Jusqu’au renversement de la dynastie Manchoue et l’instauration de la première République en 1912, les femmes chinoises vivaient dans une société hyper-masculine fondée sur les thèses confucéennes, et dans laquelle elles devaient se soumettre aux autorités masculines tout au long de leurs vies : d’abord le père, ensuite le mari, puis le fils. Les vertus essentielles de la femme étaient les vertus d’obéissance, de docilité, de piété et de dévotion, mais surtout de chasteté envers les autorités masculines.

La perception de la femme était négative, car il était considéré que la continuité de la « lignée » ainsi que la reproduction de la société étaient uniquement assurées par l’héritier masculin. Les fonctions de la femme étaient circonscrites au cercle familial. Elle n’avait pas accès à l’éducation car l’ignorance était prônée et la stupidité était considérée comme une vertu féminine. Elle subissait certains préjudices physiques, parmi lesquels le bandage des pieds, dû à son confinement à la sphère privée. Cette pratique en faisait des êtres inutiles et coûteux qui devenaient un signe extérieur de richesse pour la famille.

Les thèses confucéennes ont été intégrées de façon inconsciente aussi bien par les hommes que par les femmes ; par conséquent, leurs principales victimes, c’est-à-dire les femmes, étaient elles-mêmes l’instrument essentiel de la reproduction du modèle patriarcal. Ce paradoxe tragique accentue la cruauté de la condition féminine dans la Chine traditionnelle.

Né en 1893 dans une famille de paysans aisés, Mao était tout à fait conscient des conditions de la femme de son époque. Dans le Petit Livre Rouge, Mao décrit l’oppression des femmes chinoises comme féodalo-patriarcale : en Chine, l’homme est généralement soumis à la domination de trois systèmes d’autorité

[l’autorité politique, l’autorité familiale et l’autorité religieuse]

… Tandis que la femme, en plus d’être dominée par ces trois systèmes d’autorité, est aussi dominée par l’homme (l’autorité du mari).

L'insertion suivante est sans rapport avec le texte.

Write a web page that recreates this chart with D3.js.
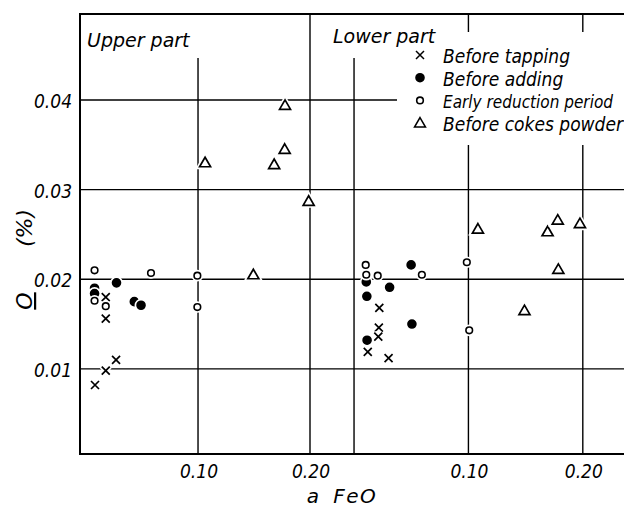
<!DOCTYPE html>
<html>
<head>
<meta charset="utf-8">
<script src="https://cdn.jsdelivr.net/npm/d3@7"></script>
<style>
  body { margin: 0; background: #fff; }
  svg { display: block; }
  text { font-family: "DejaVu Sans", sans-serif; font-style: italic; fill: #000; }
  .cond { font-family: "DejaVu Sans Condensed", "DejaVu Sans", sans-serif; }
</style>
</head>
<body>
<svg width="624" height="509"></svg>
<script>
const width = 624,
  height = 509;

// values: [a FeO, O %]
const upperTapping = [[0.0176, 0.0180], [0.0176, 0.0156], [0.0176, 0.0098], [0.0268, 0.0110], [0.0080, 0.0082]];
const upperAdding = [[0.0076, 0.0190], [0.0076, 0.0184], [0.0272, 0.0196], [0.0431, 0.0175], [0.0491, 0.0171]];
const upperEarly = [[0.0076, 0.0210], [0.058, 0.0207], [0.0994, 0.0204], [0.0994, 0.0169], [0.0076, 0.0176], [0.0176, 0.0170]];
const upperCokes = [[0.1494, 0.0205], [0.1777, 0.0394], [0.1774, 0.0345], [0.168, 0.0328], [0.1063, 0.0330], [0.1988, 0.0287]];

const lowerTapping = [[0.0221, 0.0168], [0.0217, 0.0146], [0.0212, 0.0136], [0.012, 0.0119], [0.0302, 0.0112]];
const lowerAdding = [[0.0107, 0.0197], [0.0311, 0.0191], [0.0112, 0.0181], [0.0499, 0.0216], [0.0506, 0.0150], [0.0114, 0.0132]];
const lowerEarly = [[0.0102, 0.0216], [0.0107, 0.0205], [0.0207, 0.0204], [0.0593, 0.0205], [0.0986, 0.0219], [0.1007, 0.0143]];
const lowerCokes = [[0.1083, 0.0256], [0.1692, 0.0253], [0.1781, 0.0266], [0.1975, 0.0262], [0.1786, 0.0211], [0.149, 0.0165]];

const yTicks = [0.01, 0.02, 0.03, 0.04];
const xTicks = [0.1, 0.2];
const legendLabels = ["Before tapping", "Before adding", "Early reduction period", "Before cokes powder"];
const legendKinds = ["cross", "dot", "circle", "triangle"];

const svg = d3.select("svg");

const y = d3.scaleLinear().domain([0.0005, 0.0496]).range([454, 14]);
const xUpper = d3.scaleLinear().domain([-0.0054, 0.2]).range([80, 310]);
const xLower = d3.scaleLinear().domain([-0.0385, 0.25]).range([310, 640]);

const frameLeft = 80, frameRight = 640, frameTop = 14, frameBottom = 454, gridTop = 58;

// horizontal grid
svg.selectAll("line.hgrid")
  .data(yTicks)
  .enter()
  .append("line")
  .attr("x1", frameLeft)
  .attr("x2", frameRight)
  .attr("y1", d => y(d))
  .attr("y2", d => y(d))
  .attr("stroke", "#000")
  .attr("stroke-width", 1.4);

// vertical grid
const vLines = [
  { x: xUpper(0.1), y1: gridTop },
  { x: xUpper(0.2), y1: frameTop },
  { x: xLower(0), y1: gridTop },
  { x: xLower(0.1), y1: frameTop },
  { x: xLower(0.2), y1: frameTop }
];
svg.selectAll("line.vgrid")
  .data(vLines)
  .enter()
  .append("line")
  .attr("x1", d => d.x)
  .attr("x2", d => d.x)
  .attr("y1", d => d.y1)
  .attr("y2", frameBottom)
  .attr("stroke", "#000")
  .attr("stroke-width", 1.4);

// frame
svg.append("path")
  .attr("d", `M${frameRight},${frameTop} L${frameLeft},${frameTop} L${frameLeft},${frameBottom} L${frameRight},${frameBottom}`)
  .attr("fill", "none")
  .attr("stroke", "#000")
  .attr("stroke-width", 2);

// legend background hides grid behind it
svg.append("rect")
  .attr("x", 397)
  .attr("y", 32)
  .attr("width", 240)
  .attr("height", 113)
  .attr("fill", "#fff");

const markerPath = (kind, cx, cy) => {
  if (kind === "cross")
    return `M${cx - 4},${cy - 4}L${cx + 4},${cy + 4}M${cx - 4},${cy + 4}L${cx + 4},${cy - 4}`;
  if (kind === "triangle")
    return `M${cx},${cy - 5.5}L${cx + 5.5},${cy + 4}L${cx - 5.5},${cy + 4}Z`;
  return null;
};

const drawMarkers = (data, xs, kind) => {
  const g = svg.append("g");
  data.forEach(d => {
    const cx = xs(d[0]), cy = y(d[1]);
    if (kind === "dot" || kind === "circle") {
      g.append("circle")
        .attr("cx", cx).attr("cy", cy).attr("r", kind === "dot" ? 4 : 3.3)
        .attr("fill", "#fff").attr("stroke", "#fff").attr("stroke-width", 5);
      g.append("circle")
        .attr("cx", cx).attr("cy", cy).attr("r", kind === "dot" ? 4 : 3.3)
        .attr("fill", kind === "dot" ? "#000" : "#fff")
        .attr("stroke", "#000").attr("stroke-width", 1.6);
    } else {
      g.append("path").attr("d", markerPath(kind, cx, cy))
        .attr("fill", "#fff").attr("stroke", "#fff").attr("stroke-width", 5);
      g.append("path").attr("d", markerPath(kind, cx, cy))
        .attr("fill", "#fff").attr("stroke", "#000").attr("stroke-width", 1.7);
    }
  });
};

drawMarkers(upperTapping, xUpper, "cross");
drawMarkers(upperAdding, xUpper, "dot");
drawMarkers(upperEarly, xUpper, "circle");
drawMarkers(upperCokes, xUpper, "triangle");
drawMarkers(lowerTapping, xLower, "cross");
drawMarkers(lowerAdding, xLower, "dot");
drawMarkers(lowerEarly, xLower, "circle");
drawMarkers(lowerCokes, xLower, "triangle");

// legend
const legend = svg.append("g");
legendKinds.forEach((kind, i) => {
  const cy = 55 + i * 22.7;
  const cx = 420;
  if (kind === "dot" || kind === "circle") {
    legend.append("circle")
      .attr("cx", cx).attr("cy", cy).attr("r", kind === "dot" ? 4 : 3.3)
      .attr("fill", kind === "dot" ? "#000" : "#fff")
      .attr("stroke", "#000").attr("stroke-width", 1.6);
  } else {
    legend.append("path").attr("d", markerPath(kind, cx, cy))
      .attr("fill", "#fff").attr("stroke", "#000").attr("stroke-width", 1.5);
  }
  const t = legend.append("text")
    .attr("class", "cond")
    .attr("x", 443)
    .attr("y", cy + 8)
    .attr("font-size", 19)
    .text(legendLabels[i]);
  // squeeze the long label so it stays inside the window
  if (legendLabels[i].length > 20)
    t.attr("font-size", 18).attr("textLength", 170).attr("lengthAdjust", "spacingAndGlyphs");
});

// panel titles
svg.append("text").attr("x", 87).attr("y", 47).attr("font-size", 19).text("Upper part");
svg.append("text").attr("x", 333).attr("y", 43).attr("font-size", 19).text("Lower part");

// y tick labels
svg.selectAll("text.ytick")
  .data(yTicks)
  .enter()
  .append("text")
  .attr("class", "cond")
  .attr("x", 72)
  .attr("y", d => y(d) + 8)
  .attr("text-anchor", "end")
  .attr("font-size", 19)
  .text(d3.format(".2f"));

// x tick labels
[xUpper, xLower].forEach(xs => {
  svg.selectAll(null)
    .data(xTicks)
    .enter()
    .append("text")
    .attr("class", "cond")
    .attr("x", d => xs(d) + 1)
    .attr("y", 478)
    .attr("text-anchor", "middle")
    .attr("font-size", 19)
    .text(d3.format(".2f"));
});

// axis titles
svg.append("text")
  .attr("x", 342)
  .attr("y", 503)
  .attr("text-anchor", "middle")
  .attr("font-size", 20)
  .attr("letter-spacing", 1.5)
  .attr("word-spacing", 5)
  .text("a FeO");

svg.append("text")
  .attr("transform", "translate(32,301) rotate(-90)")
  .attr("text-anchor", "middle")
  .attr("font-size", 22)
  .attr("text-decoration", "underline")
  .text("O");

svg.append("text")
  .attr("transform", "translate(32,228) rotate(-90)")
  .attr("text-anchor", "middle")
  .attr("font-size", 22)
  .text("(%)");
</script>
</body>
</html>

Ces quatre autorités : politique, familiale, religieuse et masculine, sont l’incarnation de
l’ensemble de l’idéologie et du système féodalo-patriarcale (2).

Les conditions déplorables des femmes chinoises constatées par Mao dès son enfance seraient l’essence du moteur qui l’animera dans le mouvement d’émancipation féminine qu’il mènerait plus tard.
Ces conditions devraient aussi servir de contexte dans le jugement de la valeur historique de ses efforts.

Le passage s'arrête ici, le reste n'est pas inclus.